Tech
Amazon's Dash Smart Shelf service is apparently very dumb
Also, you don’t need one. No one does.
This week in the "semi-cool at first glance before realizing it's both unnecessary and suspiciously invasive" Amazon gadget roundup: the Dash Smart Shelf, a scale that is apparently neither dashing nor particularly smart.
At least less depressing than unintentional(?) Hitler mustaches, union-busting, health and safety violations, and PrimeCoin. As reviewed today by Wired's Lauren Goode, the Dash Smart Shelf is essentially a cheap scale connected to your Amazon account set to reorder whatever item you rest atop it once the scale lightens to a specified weight.
"Like all of Amazon’s Dash products, which are linked to the company’s Dash Replenishment Service (DRS for short), the shelf is supposed to be smart enough to know when you’re running low on whatever you might find on Amazon," explains Goode. "It senses when the load is getting too light and automatically re-ups without you having to do anything."
Never (hypothetically) run out of toilet paper again — How is this better, or more convenient, than simply keeping track of your shelf-stable items, paper goods, and / or pet food for replenishing? Especially when prices fluctuate all the time (especially on sites like Amazon), so you're never quite sure if you're actually saving any money? These are all very good questions, and we're gonna bet none of the answers will satisfy or surprise you.
Not so smart after all — As it turns out, even though the Smart Shelf currently comes in small, medium, and large size options (each priced at $19.99), certain bulk products (such as the aforementioned toilet paper) don't always fit entirely on the scale, which makes it difficult to properly time reordering. Not only that, but the sensor can be triggered if you accidentally remove an item for too long.
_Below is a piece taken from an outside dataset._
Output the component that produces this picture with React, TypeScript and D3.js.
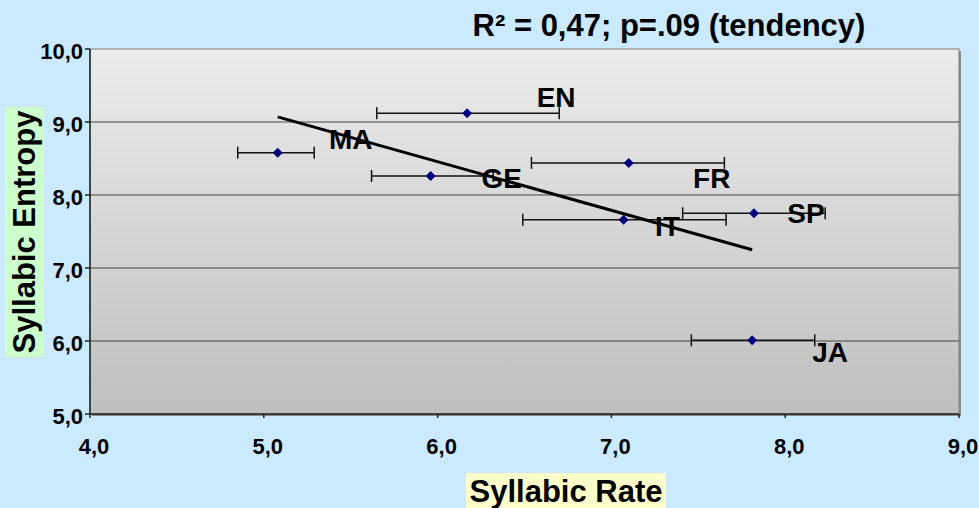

Once the replacement item order is placed, you only have 24-hours to make changes. After that, it's non-refundable. As Amazon Dash director, David Jackson, told Wired, "if the customer puts other things on the Shelf, the Shelf won’t know what that product is. It can only read the weight." Taken all together, and that's a very easy way to unintentionally spend $25 on a bundle of paper towels.
Want people to know how quickly you're running out of TP? — And then there's the whole issue of privacy. Repeat after us for the thousandth time: nothing in Big Tech ever comes for free. Hell, it rarely ever comes for cheap, either. Connecting your pantry or baby changing station directly to the Bezos hive-mind should sound as disconcerting as we just made it.
Sure, a Dash Smart Shelf might save you precious minutes on everyday item purchases, but honestly, just put a reminder on your phone. Or even, dare we say it, a print calendar / organizer. Or, if you must automate, simply use Amazon’s own product subscriptions.